The pertinent portion of the act and title reads:

“Chapter 81
AN ACT
“AMENDING SECTION 54-901 IDAHO CODE DEFINING THE PRACTICE OF DENTISTRY; AMENDING 54-909 IDAHO CODE RELATING TO THE TERM OF OFFICE OF DENTAL EXAMINERS ; AND DECLARING AN EMERGENCY.
“Be It Enacted by the Legislature of the State of Idaho:
“Section 1. That Section 54 — 901 Idaho Code be, and the same is hereby, amended to read as follows: * *

*183This is an amendment to a previous act, and the title is sufficient, as it refers by-number to the section being amended and is germane to the subject of the original act. State v. Jones, 9 Idaho 693, 75 P. 819; Settlers’ Irrigation District v. Settlers’ Canal Company, 14 Idaho 504, 94 P. 829; In re Edwards, 45 Idaho 676, 266 P. 665; First Security Bank of Idaho v. Fremont County, 55 Idaho 76, 37 P.2d 1101; State v. Taylor, 58 Idaho 656, 78 P.2d 125; Hammond et al. v. Bingham et al., 83 Idaho 314, 362 P.2d 1078. That the amendment also pertains to an exception to the general definition of the “practice of dentistry” is of no consequence for the legislators were fully advised by the title as to what was to be accomplished. Appellants’ contention in this regard is without merit.

It is contended that the present opinion creates confusion in view of the language employed in Berry v. Summers, 76 Idaho 446, 283 P.2d 1093, insofar as that opinion permitted appellants to take impressions within, or fit relined dentures within the patient’s mouth. No language can be found in that opinion to that effect.

The 1957 amendment recognizes the field of activity of the dental technician or mechanic in performing his services on prosthetic appliances, and in dealing directly with the user or wearer. However, this amendment, while again recognizing that the practice of dentistry must be done only by those whose training has qualified them to be admitted to practice the profession of dentistry, has limited the services of the technician or mechanic to work on prosthetic appliances which does not require the presence, aid, assistance or cooperation of the user. Such addition to the definition of what constitutes the practice of dentistry pertains to the presence, aid, assistance or cooperation of the user while performing the service on the prosthetic device itself. It cannot be said that it would prohibit the technician from conducting the normal business transactions with his customer or user of the appliance, or from prohibiting the technician from having the user try the device after the technician has serviced it and again having further services performed on it. It is the examining within the mouth, fitting within the mouth, or taking of impression within the mouth of the user that is proscribed by the 1957 Act.
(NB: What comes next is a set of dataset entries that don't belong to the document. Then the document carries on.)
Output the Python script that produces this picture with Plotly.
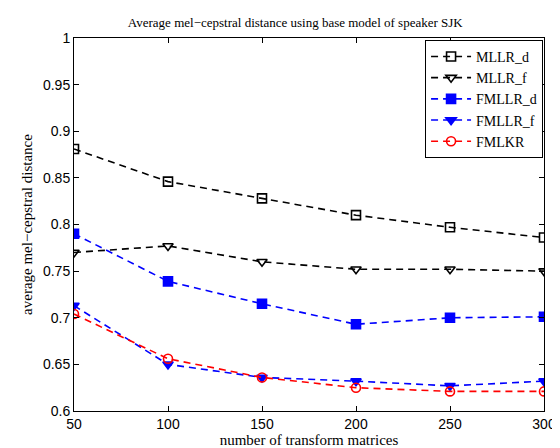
import plotly.graph_objects as go

x_vals = [50, 100, 150, 200, 250, 300]
mllr_d = [0.881, 0.846, 0.828, 0.810, 0.797, 0.786]
mllr_f = [0.770, 0.777, 0.760, 0.752, 0.752, 0.750]
fmllr_d = [0.790, 0.739, 0.715, 0.693, 0.700, 0.701]
fmllr_f = [0.713, 0.650, 0.636, 0.632, 0.627, 0.632]
fmlkr = [0.704, 0.656, 0.636, 0.625, 0.621, 0.621]

series = [
    ("MLLR_d", mllr_d, "black", "square-open"),
    ("MLLR_f", mllr_f, "black", "triangle-down-open"),
    ("FMLLR_d", fmllr_d, "blue", "square"),
    ("FMLLR_f", fmllr_f, "blue", "triangle-down"),
    ("FMLKR", fmlkr, "red", "circle-open"),
]

fig = go.Figure()
for name, vals, col, sym in series:
    fig.add_trace(go.Scatter(
        x=x_vals, y=vals, name=name, mode="lines+markers",
        line=dict(color=col, width=1.6, dash="7px,5px"),
        marker=dict(symbol=sym, size=9, color=col, line=dict(color=col, width=1.6)),
    ))

axis_common = dict(
    showgrid=False, zeroline=False, showline=True, linecolor="black", linewidth=1,
    mirror="ticks", ticks="inside", ticklen=5, tickcolor="black",
    tickfont=dict(family="Liberation Sans, Arial", size=14, color="black"),
)

fig.update_layout(
    width=560, height=448,
    margin=dict(l=66, r=14, t=30, b=37),
    paper_bgcolor="white", plot_bgcolor="white",
    title=dict(text="Average mel\u2212cepstral distance using base model of speaker SJK",
               x=0.513, xanchor="center", y=0.967, yanchor="middle",
               font=dict(family="Liberation Serif, Times New Roman", size=13, color="black")),
    xaxis=dict(range=[50, 300], tickvals=[50, 100, 150, 200, 250, 300],
               title=dict(text="number of transform matrices", standoff=2,
                          font=dict(family="Liberation Serif, Times New Roman", size=15, color="black")),
               **axis_common),
    yaxis=dict(range=[0.6, 1.0], tickvals=[0.6, 0.65, 0.7, 0.75, 0.8, 0.85, 0.9, 0.95, 1.0],
               ticktext=["0.6", "0.65", "0.7", "0.75", "0.8", "0.85", "0.9", "0.95", "1"],
               title=dict(text="average mel\u2212cepstral distance", standoff=6,
                          font=dict(family="Liberation Serif, Times New Roman", size=15, color="black")),
               **axis_common),
    legend=dict(x=0.998, y=0.995, xanchor="right", yanchor="top",
                bgcolor="white", bordercolor="black", borderwidth=1,
                font=dict(family="Liberation Serif, Times New Roman", size=14, color="black"),
                tracegroupgap=0, itemsizing="trace", itemwidth=40),
    showlegend=True,
)

fig.write_html("out.html")
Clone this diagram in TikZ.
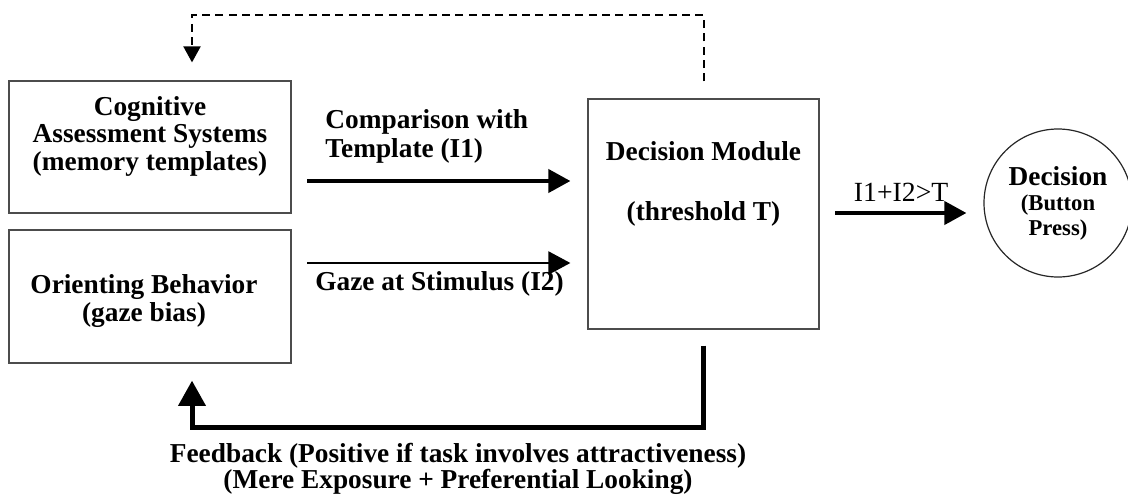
\documentclass[tikz,border=0pt]{standalone}
\usepackage{fontspec}
\setmainfont{Liberation Serif}
\usetikzlibrary{arrows.meta,positioning}

\begin{document}
\begin{tikzpicture}[x=0.75pt,y=-0.75pt,semithick]
		\tikzstyle{box}=[rectangle, draw=black!70, line width=0.9pt, inner sep=0pt]
		\tikzstyle{txt}=[font=\fontsize{20.5}{21}\selectfont\bfseries, inner sep=0pt]
		\tikzstyle{thick arrow}=[line width=3pt, -{Triangle[length=16.5pt,width=17.25pt]}]
		\tikzstyle{thin arrow}=[line width=1.7pt, -{Triangle[length=16.5pt,width=17.25pt]}]
		\useasboundingbox (0,0) rectangle (1128,496);
		
		\node[box, minimum width=211.5pt, minimum height=99pt] (cog) at (150,147) {};
		\node[txt, align=center, anchor=north, font=\fontsize{20.5}{20.6}\selectfont\bfseries] (cogtxt) at (150,96)
			{Cognitive\\Assessment Systems\\(memory templates)};
		\node[box, minimum width=211.5pt, minimum height=99.75pt] (ori) at (150,296.5) {};
		\node[txt, align=center, anchor=north] (oritxt) at (144,274)
			{Orienting Behavior\\(gaze bias)};
		\node[box, minimum width=173.25pt, minimum height=172.5pt] (dm) at (703.5,214) {};
		\node[txt, align=center, anchor=north] (dmtxt) at (703.5,141) {Decision Module\\[24pt](threshold T)};
		\node[circle, draw=black!85, line width=0.9pt, minimum size=111pt, inner sep=0pt, align=center,
			font=\fontsize{17}{18.75}\selectfont\bfseries] (dec) at (1058,203)
			{{\fontsize{20.5}{18.75}\selectfont Decision}\\(Button\\Press)};
		
		% inputs to the decision module
		\coordinate (c1) at (307,181);
		\coordinate (c2) at (307,263);
		\draw[thick arrow, shorten >=12.75pt] (c1) -- (c1 -| dm.west);
		\draw[thin arrow, shorten >=12.75pt] (c2) -- (c2 -| dm.west);
		\node[txt, align=left, anchor=north west, font=\fontsize{20.5}{21.75}\selectfont\bfseries] (lbl1) at (325,109) {Comparison with\\Template (I1)};
		\node[txt, anchor=base west] (lbl2) at (315,290) {Gaze at Stimulus (I2)};
		
		% output
		\coordinate (c3) at (819,213);
		\draw[thick arrow, shorten <=12pt, shorten >=12.75pt] (c3) -- (c3 -| dec.west)
			node[midway, above=7.5pt, font=\fontsize{20.8}{21}\selectfont, inner sep=0pt] (lbl3) {I1+I2>T};
		
		% dashed loop back
		\coordinate (fbtop) at (192,15);
		\draw[line width=1.5pt, dash pattern=on 6pt off 4pt, -{Triangle[length=12pt,width=12.75pt]}, shorten <=12.75pt, shorten >=13.5pt]
			(dm.north) |- (fbtop) -- (fbtop |- cog.north);
		
		% feedback
		\coordinate (fbbot) at (192,427);
		\draw[line width=3.75pt, -{Triangle[length=19pt,width=20pt]}, shorten <=12pt, shorten >=12.75pt]
			(dm.south) |- (fbbot) -- (fbbot |- ori.south);
		\node[txt, align=center, anchor=north, font=\fontsize{20.5}{19.5}\selectfont\bfseries] (fbtxt) at (458,443)
			{Feedback (Positive if task involves attractiveness)\\(Mere Exposure + Preferential Looking)};
		\end{tikzpicture}
\end{document}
The field of the dental technician or mechanic ever since 1907 has been recognized in this State as being limited to the performance of mechanical work upon inert matter. (See: S.L.1907, S.B. 36, Sec. 6, pg. 549; R.C. & C.L. Sec. 1360 wherein the practice of dentistry stated: “This act shall not be construed to prohibit an unlicensed person from performing mechanical work upon inert matter in a dental *184office or laboratory * * ' This provision was repealed with other portions of the act of 1907, by S.L.1919, Ch. 60, (Chap. 91 C.S. § 2116 et seq.) which in defining dentistry did not contain the exception for dental technicians; S.L.1921, ch. 255, Sec. 11, amended C.S. § 2134 by again excluding “an unlicensed person from performing merely mechanical work upon inert matter in a dental laboratory” from the operation of the chapter dealing with practice of dentistry; I.C.A.1932, § 53-1321. This was the law until 1949, when S.L. 1949, Ch. 102 repealed the previous dental law, and the present law was adopted.)

The present enactment cannot be said to enlarge the field of practice of the dental technician or mechanic, and at no time have they been permitted to work upon, examine, diagnose, or prescribe, on living tissue of the patient.

The contention again urgently presented by appellants that all issues in this action became res adjudicata by the decision in Berry v. Summers, supra, has again been examined and found to be without merit.

The foregoing is added to the original opinion to which we adhere.

SMITH, C. J., and TAYLOR, KNUDSON and McQUADE, JJ., concur.